By The Beacon | February 4, 2009 9:00pm

By Molly Hiro

This first week of February marks the beginning of Black History Month, a time when we remember and pay homage to figures such as Harriet Tubman, Frederick Douglass, and, of course, Martin Luther King, Jr. But this year, the African American most on our minds is from the very real present, not the past: our newly-minted President, Barack Obama.

Obama's rapid ascension to the presidency has become a focal point for debates on the very existence of things like Black History Month.

For some, having a black family on America's highest political pedestal makes the work of those such as Rosa Parks and Malcolm X seem even more worthy of honor and celebration. For others, Obama's success (along with his mixed-race status) marks the beginning of a post-racial era.

According to this latter perspective, if a black man can be elected president, then the dream of a color-blind America has been realized, and so we should no longer even separate off "black" history from American history by giving it its own month.

As a white scholar compelled by questions of African-American history and identity, I side with the former of the above two perspectives on the continuing commemoration of black history. As many have noted, it's untrue to the legacy of Dr. King's convictions to interpret his famous "I Have a Dream" speech as calling for simple color-blindness. And in an age when black Americans are still living in poverty, dropping out of high school, and charged with crimes at much higher rates than average, Obama's election, while enormously symbolic, can't be seen as signaling the end of racial inequities in the U.S.

Yet the existence of Black History month need not be understood as dividing or atomizing the country between African Americans and everyone else.

When Dr. Carter G. Woodson founded what was then called "Negro History Week" in 1926, he called for emphasizing "not Negro History, but the Negro in history ... not a history of selected races or nations, but the history of the world void of national bias, race hate and religious prejudice."

Indeed, when I study and teach African-American literature, I'm always struck by the simultaneous particularity and universality of the themes that emerge. On one hand, black-authored texts dramatically render historical realities.

Just a few examples: Harriet Jacobs's personal narrative captures the painfully narrow set of options for a young female slave; Zora Neale Hurston's works sing the folk traditions of the black South; Richard Wright's "Native Son" dramatizes the bleakness of the Jim Crow era in Chicago ghettos.

In these cases and many others, literature can enrich our sense of the particular struggles and successes of black Americans.

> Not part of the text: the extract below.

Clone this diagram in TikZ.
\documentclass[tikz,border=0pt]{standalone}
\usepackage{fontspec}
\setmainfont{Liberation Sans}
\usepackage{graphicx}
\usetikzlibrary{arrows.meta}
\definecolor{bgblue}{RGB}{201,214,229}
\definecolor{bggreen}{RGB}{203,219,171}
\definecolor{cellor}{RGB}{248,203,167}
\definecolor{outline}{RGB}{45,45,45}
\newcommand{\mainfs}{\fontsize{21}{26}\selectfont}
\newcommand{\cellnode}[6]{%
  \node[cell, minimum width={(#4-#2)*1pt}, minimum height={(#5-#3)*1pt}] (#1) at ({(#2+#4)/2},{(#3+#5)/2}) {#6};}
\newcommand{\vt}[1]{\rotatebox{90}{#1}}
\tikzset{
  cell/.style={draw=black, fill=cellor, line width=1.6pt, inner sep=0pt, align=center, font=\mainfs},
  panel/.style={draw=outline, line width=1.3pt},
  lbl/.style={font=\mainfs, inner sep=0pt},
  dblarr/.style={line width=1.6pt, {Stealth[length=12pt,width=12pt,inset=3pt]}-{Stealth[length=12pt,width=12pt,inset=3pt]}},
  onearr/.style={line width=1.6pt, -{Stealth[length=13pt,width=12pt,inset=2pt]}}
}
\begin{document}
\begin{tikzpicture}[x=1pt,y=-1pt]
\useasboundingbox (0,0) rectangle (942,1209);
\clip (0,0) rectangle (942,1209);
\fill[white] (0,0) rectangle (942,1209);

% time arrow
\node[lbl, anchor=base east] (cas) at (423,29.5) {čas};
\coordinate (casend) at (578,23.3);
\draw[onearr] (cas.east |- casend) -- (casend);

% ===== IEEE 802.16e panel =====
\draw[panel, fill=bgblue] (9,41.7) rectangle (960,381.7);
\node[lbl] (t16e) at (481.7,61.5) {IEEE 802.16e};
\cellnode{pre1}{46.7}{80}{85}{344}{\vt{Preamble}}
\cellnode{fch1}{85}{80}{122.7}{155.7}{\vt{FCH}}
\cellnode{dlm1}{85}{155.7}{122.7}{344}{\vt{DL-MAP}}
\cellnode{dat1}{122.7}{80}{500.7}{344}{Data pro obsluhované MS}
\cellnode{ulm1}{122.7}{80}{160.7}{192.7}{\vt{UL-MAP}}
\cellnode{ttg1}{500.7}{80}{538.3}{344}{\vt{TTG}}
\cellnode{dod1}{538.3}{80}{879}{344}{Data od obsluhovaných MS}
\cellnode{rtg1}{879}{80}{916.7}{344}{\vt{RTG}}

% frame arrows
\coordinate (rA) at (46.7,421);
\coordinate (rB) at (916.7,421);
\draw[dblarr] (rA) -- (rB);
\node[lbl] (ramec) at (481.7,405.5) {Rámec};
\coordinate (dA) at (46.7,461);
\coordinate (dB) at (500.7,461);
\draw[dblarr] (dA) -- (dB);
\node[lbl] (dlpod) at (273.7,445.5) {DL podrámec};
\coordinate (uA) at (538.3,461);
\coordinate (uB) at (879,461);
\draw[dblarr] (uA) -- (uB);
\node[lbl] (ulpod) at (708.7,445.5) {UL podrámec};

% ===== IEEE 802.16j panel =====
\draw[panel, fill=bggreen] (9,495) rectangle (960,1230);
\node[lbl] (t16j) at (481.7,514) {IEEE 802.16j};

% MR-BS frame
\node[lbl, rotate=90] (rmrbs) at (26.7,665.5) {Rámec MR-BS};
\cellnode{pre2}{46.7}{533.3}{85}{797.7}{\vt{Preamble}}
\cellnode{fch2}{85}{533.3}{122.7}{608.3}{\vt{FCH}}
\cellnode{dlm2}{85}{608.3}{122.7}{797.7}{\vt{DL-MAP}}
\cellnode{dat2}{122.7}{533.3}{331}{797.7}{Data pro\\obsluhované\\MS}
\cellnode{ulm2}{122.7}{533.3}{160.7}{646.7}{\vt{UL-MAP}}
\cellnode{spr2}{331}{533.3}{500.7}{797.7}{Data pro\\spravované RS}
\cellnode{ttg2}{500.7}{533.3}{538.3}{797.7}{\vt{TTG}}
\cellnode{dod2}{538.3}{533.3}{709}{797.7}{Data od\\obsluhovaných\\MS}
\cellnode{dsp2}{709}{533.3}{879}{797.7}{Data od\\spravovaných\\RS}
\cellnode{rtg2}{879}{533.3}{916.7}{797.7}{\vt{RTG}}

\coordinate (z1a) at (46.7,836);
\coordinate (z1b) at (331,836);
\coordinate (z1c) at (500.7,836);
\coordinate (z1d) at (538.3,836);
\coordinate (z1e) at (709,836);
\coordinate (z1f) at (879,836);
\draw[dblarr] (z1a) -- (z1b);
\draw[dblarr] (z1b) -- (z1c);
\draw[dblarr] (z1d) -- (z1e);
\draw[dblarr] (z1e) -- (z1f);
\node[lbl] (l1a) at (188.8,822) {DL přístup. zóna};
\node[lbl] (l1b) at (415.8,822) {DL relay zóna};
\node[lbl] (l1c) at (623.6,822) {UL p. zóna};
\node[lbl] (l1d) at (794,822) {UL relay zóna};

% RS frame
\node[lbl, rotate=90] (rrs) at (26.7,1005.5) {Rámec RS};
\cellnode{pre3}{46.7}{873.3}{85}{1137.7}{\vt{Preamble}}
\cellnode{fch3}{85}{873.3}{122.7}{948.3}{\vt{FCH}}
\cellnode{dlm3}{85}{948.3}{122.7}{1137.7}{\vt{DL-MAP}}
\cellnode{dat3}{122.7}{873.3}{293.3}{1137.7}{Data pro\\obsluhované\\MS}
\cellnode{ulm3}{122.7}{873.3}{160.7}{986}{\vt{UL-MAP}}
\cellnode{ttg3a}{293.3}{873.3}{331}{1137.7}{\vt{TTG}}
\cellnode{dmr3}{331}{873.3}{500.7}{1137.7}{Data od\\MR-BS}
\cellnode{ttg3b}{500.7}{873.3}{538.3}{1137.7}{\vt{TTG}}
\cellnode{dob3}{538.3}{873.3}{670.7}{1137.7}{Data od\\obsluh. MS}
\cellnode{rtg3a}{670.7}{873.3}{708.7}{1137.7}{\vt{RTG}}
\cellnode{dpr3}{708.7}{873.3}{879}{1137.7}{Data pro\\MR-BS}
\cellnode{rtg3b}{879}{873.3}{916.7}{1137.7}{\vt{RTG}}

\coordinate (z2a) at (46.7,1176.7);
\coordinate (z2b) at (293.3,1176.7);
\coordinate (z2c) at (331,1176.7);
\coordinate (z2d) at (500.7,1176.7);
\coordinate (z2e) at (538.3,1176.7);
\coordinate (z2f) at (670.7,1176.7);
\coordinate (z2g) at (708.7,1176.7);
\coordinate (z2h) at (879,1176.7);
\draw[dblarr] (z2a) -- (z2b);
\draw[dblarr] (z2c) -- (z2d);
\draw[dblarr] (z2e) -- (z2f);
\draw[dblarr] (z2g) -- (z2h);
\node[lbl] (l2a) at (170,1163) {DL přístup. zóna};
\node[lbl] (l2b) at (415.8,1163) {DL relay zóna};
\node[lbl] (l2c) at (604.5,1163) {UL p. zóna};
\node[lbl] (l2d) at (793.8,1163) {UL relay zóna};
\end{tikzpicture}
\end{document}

On the other hand, however, the thoughts and feelings associated with these concrete historical realities are themselves sometimes universally applicable. So, for example, while few of us, black or white, have actually taught ourselves to read in the way that Frederick Douglass did, his struggle to gain literacy (and thus freedom), articulates metaphorically many of our own personal struggles to assimilate a certain power structure.

Likewise, W. E. B. Du Bois's description of "double consciousness," of that peculiar sensation of seeing yourself always through another's eyes, so poignantly gets at that sense of a "split self" that most people deal with at some moment of great self-consciousness. And how many of us, of whatever race, have listened to a classic jazz or blues tune - both genres originated by black artists - and felt that it perfectly expresses a particular feeling that words can't quite describe?

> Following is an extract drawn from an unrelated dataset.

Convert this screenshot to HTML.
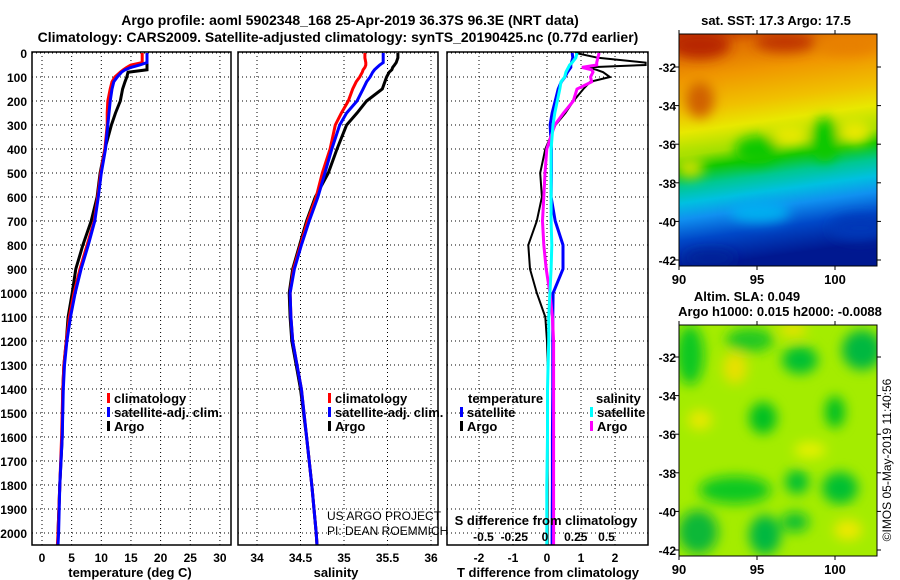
<!DOCTYPE html>
<html><head><meta charset="utf-8"><style>
html,body{margin:0;padding:0;background:#fff;}
svg{display:block;font-family:"Liberation Sans",sans-serif;}
.b{font-weight:bold;font-size:13px;}
.t{font-weight:bold;font-size:12px;}
</style></head><body>
<svg id="root" width="900" height="580" viewBox="0 0 900 580">
<defs>
<linearGradient id="sstg" x1="0" y1="0" x2="0.12" y2="1">
<stop offset="0" stop-color="#c03400"/><stop offset="0.08" stop-color="#e07000"/><stop offset="0.2" stop-color="#f09800"/>
<stop offset="0.33" stop-color="#f0c000"/><stop offset="0.42" stop-color="#e8e800"/><stop offset="0.52" stop-color="#a0e000"/>
<stop offset="0.58" stop-color="#10c800"/><stop offset="0.65" stop-color="#00c890"/>
<stop offset="0.72" stop-color="#00c0e0"/><stop offset="0.79" stop-color="#1090f0"/><stop offset="0.88" stop-color="#0048c8"/><stop offset="1" stop-color="#001890"/>
</linearGradient>
<filter id="bl" x="-50%" y="-50%" width="200%" height="200%"><feGaussianBlur stdDeviation="6"/></filter>
<clipPath id="c1"><rect x="679" y="34" width="198" height="232"/></clipPath>
<clipPath id="c2"><rect x="679" y="325" width="198" height="231"/></clipPath>
<clipPath id="p1"><rect x="32" y="52" width="199" height="493"/></clipPath>
<clipPath id="p2"><rect x="238" y="52" width="200" height="493"/></clipPath>
<clipPath id="p3"><rect x="447" y="52" width="201" height="493"/></clipPath>
</defs>
<text class="b" x="350" y="25" text-anchor="middle" style="font-size:14px">Argo profile: aoml 5902348_168 25-Apr-2019 36.37S 96.3E (NRT data)</text>
<text class="b" x="338" y="42" text-anchor="middle" style="font-size:14px">Climatology: CARS2009. Satellite-adjusted climatology: synTS_20190425.nc (0.77d earlier)</text>
<g id="grid"></g>
<g id="lines"></g>
<g id="frames"></g>
<g id="labels"></g>

<g class="b">
<rect x="107" y="393" width="3" height="10" fill="#f00"/><text x="114" y="403">climatology</text>
<rect x="107" y="407" width="3" height="10" fill="#00f"/><text x="114" y="417">satellite-adj. clim.</text>
<rect x="107" y="421" width="3" height="10" fill="#000"/><text x="114" y="431">Argo</text>
</g>
<g class="b">
<rect x="328" y="393" width="3" height="10" fill="#f00"/><text x="335" y="403">climatology</text>
<rect x="328" y="407" width="3" height="10" fill="#00f"/><text x="335" y="417">satellite-adj. clim.</text>
<rect x="328" y="421" width="3" height="10" fill="#000"/><text x="335" y="431">Argo</text>
</g>
<g class="b">
<text x="468" y="403">temperature</text>
<rect x="460" y="407" width="3" height="10" fill="#00f"/><text x="467" y="417">satellite</text>
<rect x="460" y="421" width="3" height="10" fill="#000"/><text x="467" y="431">Argo</text>
<text x="596" y="403">salinity</text>
<rect x="590" y="407" width="3" height="10" fill="#0ff"/><text x="597" y="417">satellite</text>
<rect x="590" y="421" width="3" height="10" fill="#f0f"/><text x="597" y="431">Argo</text>
</g>
<g style="font-size:12px">
<text x="327" y="520">US ARGO PROJECT</text><text x="327" y="535">PI: DEAN ROEMMICH</text>
</g>

<g>
<text class="b" x="776" y="25" text-anchor="middle">sat. SST: 17.3 Argo: 17.5</text>
<g clip-path="url(#c1)">
<rect x="679" y="34" width="198" height="232" fill="url(#sstg)"/>
<g filter="url(#bl)">
<ellipse cx="700" cy="45" rx="30" ry="14" fill="#b82800"/>
<ellipse cx="785" cy="42" rx="30" ry="10" fill="#c03400"/>
<ellipse cx="850" cy="45" rx="30" ry="10" fill="#e88000"/>
<ellipse cx="700" cy="100" rx="14" ry="18" fill="#d06000"/>
<ellipse cx="757" cy="150" rx="22" ry="14" fill="#10c800"/>
<ellipse cx="825" cy="140" rx="14" ry="22" fill="#10c800"/>
<ellipse cx="855" cy="132" rx="16" ry="12" fill="#e8e800"/>
<ellipse cx="790" cy="135" rx="18" ry="10" fill="#e8e800"/>
<ellipse cx="690" cy="168" rx="14" ry="10" fill="#c8e000"/>
<ellipse cx="760" cy="212" rx="30" ry="10" fill="#00b0f0"/>
<ellipse cx="860" cy="228" rx="30" ry="12" fill="#0038b8"/>
<ellipse cx="710" cy="258" rx="26" ry="8" fill="#002098"/>
</g></g>
<rect x="679" y="34" width="198" height="232" fill="none" stroke="#000"/>
</g>
<g>
<text class="b" x="747" y="301" text-anchor="middle">Altim. SLA: 0.049</text>
<text class="b" x="780" y="316" text-anchor="middle">Argo h1000: 0.015 h2000: -0.0088</text>
<g clip-path="url(#c2)">
<rect x="679" y="325" width="198" height="231" fill="#a4ec00"/>
<g filter="url(#bl)">
<ellipse cx="690" cy="355" rx="14" ry="30" fill="#10c820"/>
<ellipse cx="750" cy="340" rx="24" ry="12" fill="#20c820"/>
<ellipse cx="800" cy="360" rx="18" ry="14" fill="#00c030"/>
<ellipse cx="862" cy="350" rx="20" ry="20" fill="#00b840"/>
<ellipse cx="793" cy="330" rx="14" ry="6" fill="#f0e000"/>
<ellipse cx="735" cy="368" rx="12" ry="16" fill="#e8e000"/>
<ellipse cx="763" cy="418" rx="14" ry="16" fill="#00c020"/>
<ellipse cx="835" cy="412" rx="10" ry="16" fill="#00c020"/>
<ellipse cx="700" cy="420" rx="12" ry="10" fill="#e8e800"/>
<ellipse cx="810" cy="450" rx="16" ry="8" fill="#e8f000"/>
<ellipse cx="735" cy="490" rx="36" ry="14" fill="#10c820"/>
<ellipse cx="797" cy="482" rx="12" ry="12" fill="#00c030"/>
<ellipse cx="840" cy="488" rx="18" ry="16" fill="#00c030"/>
<ellipse cx="698" cy="532" rx="20" ry="22" fill="#10b838"/>
<ellipse cx="765" cy="535" rx="16" ry="20" fill="#00b840"/>
<ellipse cx="795" cy="522" rx="14" ry="10" fill="#10c030"/>
<ellipse cx="848" cy="530" rx="14" ry="10" fill="#f0e800"/>
</g></g>
<rect x="679" y="325" width="198" height="231" fill="none" stroke="#000"/>
</g>
<text x="891" y="460" transform="rotate(-90 891 460)" text-anchor="middle" style="font-size:12px">©IMOS 05-May-2019 11:40:56</text>
</svg>
<script>
const NS='http://www.w3.org/2000/svg';
const depths=[0,20,40,50,60,70,80,100,120,150,200,250,300,400,500,600,700,800,900,1000,1100,1200,1300,1400,1600,1800,2000,2050];
const tempClim=[16.9,16.9,16.9,15.0,14.3,13.7,13.2,12.3,11.8,11.5,11.1,11.0,11.0,10.6,9.9,9.4,8.8,7.6,6.4,5.4,4.6,4.1,3.7,3.5,3.3,3.0,2.7,2.6];
const tempSat=[17.7,17.7,17.7,16.5,15.0,14.0,13.4,12.7,12.1,11.8,11.5,11.3,11.1,10.7,10.0,9.5,8.9,7.8,6.6,5.6,4.8,4.2,3.8,3.6,3.4,3.0,2.8,2.7];
const tempArgo=[17.7,17.7,17.7,17.7,17.7,17.7,14.5,14.3,14.0,13.6,13.2,12.4,11.7,10.6,9.8,9.3,8.3,6.9,5.7,5.1,4.4,4.1,3.7,3.5,3.4,3.0,2.7,2.7];
const salClim=[35.24,35.24,35.25,35.25,35.24,35.22,35.21,35.18,35.14,35.10,35.05,34.97,34.90,34.84,34.75,34.68,34.58,34.50,34.42,34.38,34.39,34.41,34.46,34.51,34.57,34.63,34.68,34.69];
const salSat=[35.45,35.45,35.45,35.41,35.38,35.35,35.33,35.30,35.26,35.22,35.15,35.03,34.95,34.86,34.78,34.70,34.60,34.51,34.43,34.38,34.39,34.41,34.46,34.51,34.57,34.63,34.68,34.69];
const salArgo=[35.62,35.62,35.60,35.58,35.56,35.55,35.52,35.49,35.47,35.44,35.26,35.15,35.03,34.92,34.82,34.67,34.57,34.49,34.41,34.37,34.38,34.40,34.45,34.50,34.57,34.63,34.68,34.69];
const dTsat=[0.74,0.76,0.72,0.7,0.7,0.65,0.6,0.53,0.42,0.33,0.24,0.15,0.09,0.13,0.13,0.12,0.24,0.47,0.47,0.18,0.17,0.17,0.17,0.17,0.16,0.16,0.15,0.15];
const dTargo=[0.85,1.5,2.9,2.9,1.17,1.46,1.65,1.85,1.27,1.07,0.78,0.54,0.25,-0.05,-0.2,-0.15,-0.3,-0.55,-0.5,-0.3,-0.05,0.0,0.02,0.02,0.02,0.02,0.02,0.02];
const dSsat=[0.26,0.25,0.22,0.2,0.19,0.18,0.17,0.16,0.13,0.12,0.1,0.08,0.065,0.05,0.05,0.05,0.05,0.055,0.05,0.04,0.03,0.03,0.025,0.02,0.02,0.015,0.015,0.015];
const dSargo=[0.44,0.43,0.42,0.42,0.30,0.38,0.39,0.37,0.38,0.26,0.23,0.15,0.08,0.015,0.0,-0.01,-0.02,-0.01,0.01,0.04,0.06,0.07,0.07,0.07,0.07,0.07,0.07,0.07];
const depthTicks=[0,100,200,300,400,500,600,700,800,900,1000,1100,1200,1300,1400,1500,1600,1700,1800,1900,2000];
const tempTicks=[0,5,10,15,20,25,30];
const salTicks=[34,34.5,35,35.5,36];
const salTickLabels=['34','34.5','35','35.5','36'];
const tdTicks=[-2,-1,0,1,2];
const sdTicks=[-0.5,-0.25,0,0.25,0.5];
const sdTickLabels=['-0.5','-0.25','0','0.25','0.5'];
const lonTicks=[90,95,100];
const latTicks=[-32,-34,-36,-38,-40,-42];

const yD=d=>53+d*0.24;
const xT=t=>42+t*5.93;
const xS=s=>257+(s-34)*87;
const xTd=t=>547+t*34;
const xSd=s=>545+s*123;
const mk=(tag,attrs,parent)=>{const e=document.createElementNS(NS,tag);for(const k in attrs)e.setAttribute(k,attrs[k]);parent.appendChild(e);return e;};
const grid=document.getElementById('grid'),lines=document.getElementById('lines'),frames=document.getElementById('frames'),labels=document.getElementById('labels');
const panels=[{x0:32,x1:231,clip:'p1'},{x0:238,x1:438,clip:'p2'},{x0:447,x1:648,clip:'p3'}];
panels.forEach((p,i)=>{
  depthTicks.forEach(d=>{
    const l=mk('line',{x1:p.x0,x2:p.x1,y1:yD(d),y2:yD(d),stroke:'#000','stroke-dasharray':'1,3'},grid);
    
    
  });
  const r=mk('rect',{x:p.x0,y:52,width:p.x1-p.x0,height:493,fill:'none',stroke:'#000','stroke-width':1.5},frames);
  
  
});
function vgrid(vals,fx){vals.forEach(v=>{const l=mk('line',{x1:fx(v),x2:fx(v),y1:52,y2:545,stroke:'#000','stroke-dasharray':'1,3'},grid);
  
  });}
vgrid(tempTicks,xT);vgrid(salTicks,xS);vgrid(tdTicks,xTd);
function line(vals,fx,color,clip,name,w){
  const pts=vals.map((v,i)=>fx(v).toFixed(1)+','+yD(depths[i]).toFixed(1)).join(' ');
  const pl=mk('polyline',{points:pts,fill:'none',stroke:color,'stroke-width':w||3,'clip-path':'url(#'+clip+')'},lines);
  
  
}
line(tempArgo,xT,'#000','p1','temp-argo-line');
line(tempClim,xT,'#f00','p1','temp-climatology-line');
line(tempSat,xT,'#00f','p1','temp-satellite-line');
line(salArgo,xS,'#000','p2','salinity-argo-line');
line(salClim,xS,'#f00','p2','salinity-climatology-line');
line(salSat,xS,'#00f','p2','salinity-satellite-line');
line(dTargo,xTd,'#000','p3','tdiff-argo-line',2);
line(dTsat,xTd,'#00f','p3','tdiff-satellite-line',3);
line(dSargo,xSd,'#f0f','p3','sdiff-argo-line',3);
line(dSsat,xSd,'#0ff','p3','sdiff-satellite-line',3);
function txt(s,x,y,anchor,name,cls){const t=mk('text',{x:x,y:y,'text-anchor':anchor,'class':cls||'b'},labels);t.textContent=s;
  
  return t;}
depthTicks.forEach(d=>txt(String(d),27,yD(d)+5,'end','depth-tick-label','t'));
tempTicks.forEach(t=>txt(String(t),xT(t),562,'middle','temp-tick-label','t'));
salTicks.forEach((s,i)=>txt(salTickLabels[i],xS(s),562,'middle','salinity-tick-label','t'));
tdTicks.forEach(t=>txt(String(t),xTd(t),562,'middle','tdiff-tick-label','t'));
sdTicks.forEach((s,i)=>txt(sdTickLabels[i],xSd(s),541,'middle','sdiff-tick-label','t'));
txt('temperature (deg C)',130,577,'middle','temp-axis-title');
txt('salinity',336,577,'middle','salinity-axis-title');
txt('T difference from climatology',548,577,'middle','tdiff-axis-title');
txt('S difference from climatology',546,525,'middle','sdiff-axis-title');
const xLon=v=>679+(v-90)*15.6;
const maps=[{y0:34,y1:266,lat:v=>67+(-32-v)*19.3},{y0:325,y1:556,lat:v=>357+(-32-v)*19.3}];
maps.forEach(m=>{
  lonTicks.forEach(v=>{
    mk('line',{x1:xLon(v),x2:xLon(v),y1:m.y0,y2:m.y0-4,stroke:'#000'},labels);
    mk('line',{x1:xLon(v),x2:xLon(v),y1:m.y1,y2:m.y1+4,stroke:'#000'},labels);
    txt(String(v),xLon(v),m.y1+18,'middle','lon-tick-label');
  });
  latTicks.forEach(v=>{
    mk('line',{x1:679,x2:675,y1:m.lat(v),y2:m.lat(v),stroke:'#000'},labels);
    mk('line',{x1:877,x2:881,y1:m.lat(v),y2:m.lat(v),stroke:'#000'},labels);
    txt(String(v),676,m.lat(v)+5,'end','lat-tick-label','t');
  });
});
</script>
</body></html>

To me, then, African-American literature - as well as African-American history and culture more broadly - matters to all of us.

It's valuable to be reminded of the dark and painful histories of slavery and segregation, but it's also inspiring to celebrate those remarkable figures, black and white, who struggled against those same institutions.

Last week I had the opportunity to hear the eloquent Dr. Cornel West, a leading black public intellectual, speak about his perspective on the "age of Obama." As West argued, being concerned about racial justice isn't about "phenotype," but is part of a larger quest for truth, and "the condition of truth is to allow suffering to speak."

So this February, let's remember that celebrating Obama's victory and memorializing those on whose struggles his successes are based can and should go hand in hand.